## Task description
Carry none of the pictures over; set down the material below exactly.

## Information shown
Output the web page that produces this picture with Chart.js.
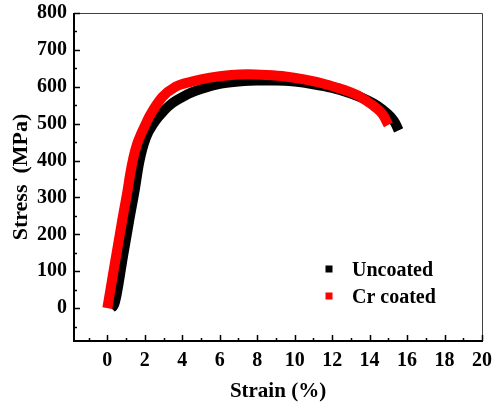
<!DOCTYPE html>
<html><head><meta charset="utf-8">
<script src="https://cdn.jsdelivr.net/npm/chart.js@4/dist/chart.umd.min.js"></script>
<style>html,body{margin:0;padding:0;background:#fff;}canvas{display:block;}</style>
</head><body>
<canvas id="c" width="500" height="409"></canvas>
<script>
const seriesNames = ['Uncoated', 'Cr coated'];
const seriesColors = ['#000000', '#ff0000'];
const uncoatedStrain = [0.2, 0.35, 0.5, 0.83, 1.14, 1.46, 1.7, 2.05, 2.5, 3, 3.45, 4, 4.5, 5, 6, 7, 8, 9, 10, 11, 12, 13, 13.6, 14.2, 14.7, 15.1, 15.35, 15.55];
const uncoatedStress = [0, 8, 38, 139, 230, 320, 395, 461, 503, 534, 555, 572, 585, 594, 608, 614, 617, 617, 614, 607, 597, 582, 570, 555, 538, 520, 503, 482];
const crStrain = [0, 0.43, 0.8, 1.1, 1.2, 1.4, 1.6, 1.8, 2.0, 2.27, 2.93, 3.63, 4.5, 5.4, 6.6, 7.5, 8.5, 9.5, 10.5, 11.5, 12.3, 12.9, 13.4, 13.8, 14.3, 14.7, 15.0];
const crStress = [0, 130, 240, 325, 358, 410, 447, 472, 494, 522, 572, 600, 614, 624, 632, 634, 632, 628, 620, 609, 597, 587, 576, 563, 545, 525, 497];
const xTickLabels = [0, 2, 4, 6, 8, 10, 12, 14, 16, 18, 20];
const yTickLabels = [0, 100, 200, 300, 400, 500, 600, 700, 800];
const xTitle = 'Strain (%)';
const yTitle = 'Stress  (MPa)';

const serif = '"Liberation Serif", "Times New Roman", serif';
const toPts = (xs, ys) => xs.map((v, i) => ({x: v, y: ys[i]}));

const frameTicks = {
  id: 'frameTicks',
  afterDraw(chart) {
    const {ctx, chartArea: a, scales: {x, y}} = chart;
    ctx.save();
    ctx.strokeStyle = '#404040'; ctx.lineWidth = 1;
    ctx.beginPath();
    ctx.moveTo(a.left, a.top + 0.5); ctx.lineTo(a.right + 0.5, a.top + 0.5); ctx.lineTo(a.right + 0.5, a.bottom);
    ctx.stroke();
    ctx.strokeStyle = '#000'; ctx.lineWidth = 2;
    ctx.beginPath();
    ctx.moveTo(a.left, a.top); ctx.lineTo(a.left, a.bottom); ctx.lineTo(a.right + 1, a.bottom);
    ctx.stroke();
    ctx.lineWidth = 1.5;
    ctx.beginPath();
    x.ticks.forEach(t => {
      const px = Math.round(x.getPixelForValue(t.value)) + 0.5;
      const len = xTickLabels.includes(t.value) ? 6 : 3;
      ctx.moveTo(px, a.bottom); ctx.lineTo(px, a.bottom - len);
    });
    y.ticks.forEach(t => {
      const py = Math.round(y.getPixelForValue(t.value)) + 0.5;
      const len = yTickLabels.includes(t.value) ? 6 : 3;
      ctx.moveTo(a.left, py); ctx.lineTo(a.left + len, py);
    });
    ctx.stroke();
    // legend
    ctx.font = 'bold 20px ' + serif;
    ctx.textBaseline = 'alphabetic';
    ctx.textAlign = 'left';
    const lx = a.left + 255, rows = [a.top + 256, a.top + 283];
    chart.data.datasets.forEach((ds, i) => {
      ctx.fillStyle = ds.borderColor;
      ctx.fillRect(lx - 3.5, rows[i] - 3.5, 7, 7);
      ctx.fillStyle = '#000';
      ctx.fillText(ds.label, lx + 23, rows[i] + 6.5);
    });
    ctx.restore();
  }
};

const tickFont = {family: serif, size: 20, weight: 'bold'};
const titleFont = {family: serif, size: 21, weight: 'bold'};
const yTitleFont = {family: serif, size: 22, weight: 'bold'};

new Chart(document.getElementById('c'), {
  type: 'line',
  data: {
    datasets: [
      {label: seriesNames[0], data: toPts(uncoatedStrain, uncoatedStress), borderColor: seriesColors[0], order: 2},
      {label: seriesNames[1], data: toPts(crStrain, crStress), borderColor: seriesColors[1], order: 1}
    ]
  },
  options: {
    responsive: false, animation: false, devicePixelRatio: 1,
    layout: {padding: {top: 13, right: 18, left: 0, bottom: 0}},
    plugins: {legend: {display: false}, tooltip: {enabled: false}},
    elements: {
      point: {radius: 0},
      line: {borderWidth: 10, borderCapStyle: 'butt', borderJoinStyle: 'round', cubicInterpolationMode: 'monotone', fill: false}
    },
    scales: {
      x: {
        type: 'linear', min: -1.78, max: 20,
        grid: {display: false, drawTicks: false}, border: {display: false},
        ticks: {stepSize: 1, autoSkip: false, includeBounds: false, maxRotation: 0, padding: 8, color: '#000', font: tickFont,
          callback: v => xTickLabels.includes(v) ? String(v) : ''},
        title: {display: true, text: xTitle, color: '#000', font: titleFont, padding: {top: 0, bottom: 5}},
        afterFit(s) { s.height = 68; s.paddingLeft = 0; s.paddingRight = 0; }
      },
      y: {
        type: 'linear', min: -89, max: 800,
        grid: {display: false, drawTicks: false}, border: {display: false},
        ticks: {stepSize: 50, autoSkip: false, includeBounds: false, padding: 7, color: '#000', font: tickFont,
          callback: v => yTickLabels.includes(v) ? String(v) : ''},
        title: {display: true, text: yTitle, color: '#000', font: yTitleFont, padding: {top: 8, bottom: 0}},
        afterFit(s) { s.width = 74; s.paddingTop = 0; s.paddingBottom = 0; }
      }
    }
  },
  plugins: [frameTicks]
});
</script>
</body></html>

## Expected output
Output the web page that produces this picture with Chart.js.
<!DOCTYPE html>
<html><head><meta charset="utf-8">
<script src="https://cdn.jsdelivr.net/npm/chart.js@4/dist/chart.umd.min.js"></script>
<style>html,body{margin:0;padding:0;background:#fff;}canvas{display:block;}</style>
</head><body>
<canvas id="c" width="500" height="409"></canvas>
<script>
const seriesNames = ['Uncoated', 'Cr coated'];
const seriesColors = ['#000000', '#ff0000'];
const uncoatedStrain = [0.2, 0.35, 0.5, 0.83, 1.14, 1.46, 1.7, 2.05, 2.5, 3, 3.45, 4, 4.5, 5, 6, 7, 8, 9, 10, 11, 12, 13, 13.6, 14.2, 14.7, 15.1, 15.35, 15.55];
const uncoatedStress = [0, 8, 38, 139, 230, 320, 395, 461, 503, 534, 555, 572, 585, 594, 608, 614, 617, 617, 614, 607, 597, 582, 570, 555, 538, 520, 503, 482];
const crStrain = [0, 0.43, 0.8, 1.1, 1.2, 1.4, 1.6, 1.8, 2.0, 2.27, 2.93, 3.63, 4.5, 5.4, 6.6, 7.5, 8.5, 9.5, 10.5, 11.5, 12.3, 12.9, 13.4, 13.8, 14.3, 14.7, 15.0];
const crStress = [0, 130, 240, 325, 358, 410, 447, 472, 494, 522, 572, 600, 614, 624, 632, 634, 632, 628, 620, 609, 597, 587, 576, 563, 545, 525, 497];
const xTickLabels = [0, 2, 4, 6, 8, 10, 12, 14, 16, 18, 20];
const yTickLabels = [0, 100, 200, 300, 400, 500, 600, 700, 800];
const xTitle = 'Strain (%)';
const yTitle = 'Stress  (MPa)';

const serif = '"Liberation Serif", "Times New Roman", serif';
const toPts = (xs, ys) => xs.map((v, i) => ({x: v, y: ys[i]}));

const frameTicks = {
  id: 'frameTicks',
  afterDraw(chart) {
    const {ctx, chartArea: a, scales: {x, y}} = chart;
    ctx.save();
    ctx.strokeStyle = '#404040'; ctx.lineWidth = 1;
    ctx.beginPath();
    ctx.moveTo(a.left, a.top + 0.5); ctx.lineTo(a.right + 0.5, a.top + 0.5); ctx.lineTo(a.right + 0.5, a.bottom);
    ctx.stroke();
    ctx.strokeStyle = '#000'; ctx.lineWidth = 2;
    ctx.beginPath();
    ctx.moveTo(a.left, a.top); ctx.lineTo(a.left, a.bottom); ctx.lineTo(a.right + 1, a.bottom);
    ctx.stroke();
    ctx.lineWidth = 1.5;
    ctx.beginPath();
    x.ticks.forEach(t => {
      const px = Math.round(x.getPixelForValue(t.value)) + 0.5;
      const len = xTickLabels.includes(t.value) ? 6 : 3;
      ctx.moveTo(px, a.bottom); ctx.lineTo(px, a.bottom - len);
    });
    y.ticks.forEach(t => {
      const py = Math.round(y.getPixelForValue(t.value)) + 0.5;
      const len = yTickLabels.includes(t.value) ? 6 : 3;
      ctx.moveTo(a.left, py); ctx.lineTo(a.left + len, py);
    });
    ctx.stroke();
    // legend
    ctx.font = 'bold 20px ' + serif;
    ctx.textBaseline = 'alphabetic';
    ctx.textAlign = 'left';
    const lx = a.left + 255, rows = [a.top + 256, a.top + 283];
    chart.data.datasets.forEach((ds, i) => {
      ctx.fillStyle = ds.borderColor;
      ctx.fillRect(lx - 3.5, rows[i] - 3.5, 7, 7);
      ctx.fillStyle = '#000';
      ctx.fillText(ds.label, lx + 23, rows[i] + 6.5);
    });
    ctx.restore();
  }
};

const tickFont = {family: serif, size: 20, weight: 'bold'};
const titleFont = {family: serif, size: 21, weight: 'bold'};
const yTitleFont = {family: serif, size: 22, weight: 'bold'};

new Chart(document.getElementById('c'), {
  type: 'line',
  data: {
    datasets: [
      {label: seriesNames[0], data: toPts(uncoatedStrain, uncoatedStress), borderColor: seriesColors[0], order: 2},
      {label: seriesNames[1], data: toPts(crStrain, crStress), borderColor: seriesColors[1], order: 1}
    ]
  },
  options: {
    responsive: false, animation: false, devicePixelRatio: 1,
    layout: {padding: {top: 13, right: 18, left: 0, bottom: 0}},
    plugins: {legend: {display: false}, tooltip: {enabled: false}},
    elements: {
      point: {radius: 0},
      line: {borderWidth: 10, borderCapStyle: 'butt', borderJoinStyle: 'round', cubicInterpolationMode: 'monotone', fill: false}
    },
    scales: {
      x: {
        type: 'linear', min: -1.78, max: 20,
        grid: {display: false, drawTicks: false}, border: {display: false},
        ticks: {stepSize: 1, autoSkip: false, includeBounds: false, maxRotation: 0, padding: 8, color: '#000', font: tickFont,
          callback: v => xTickLabels.includes(v) ? String(v) : ''},
        title: {display: true, text: xTitle, color: '#000', font: titleFont, padding: {top: 0, bottom: 5}},
        afterFit(s) { s.height = 68; s.paddingLeft = 0; s.paddingRight = 0; }
      },
      y: {
        type: 'linear', min: -89, max: 800,
        grid: {display: false, drawTicks: false}, border: {display: false},
        ticks: {stepSize: 50, autoSkip: false, includeBounds: false, padding: 7, color: '#000', font: tickFont,
          callback: v => yTickLabels.includes(v) ? String(v) : ''},
        title: {display: true, text: yTitle, color: '#000', font: yTitleFont, padding: {top: 8, bottom: 0}},
        afterFit(s) { s.width = 74; s.paddingTop = 0; s.paddingBottom = 0; }
      }
    }
  },
  plugins: [frameTicks]
});
</script>
</body></html>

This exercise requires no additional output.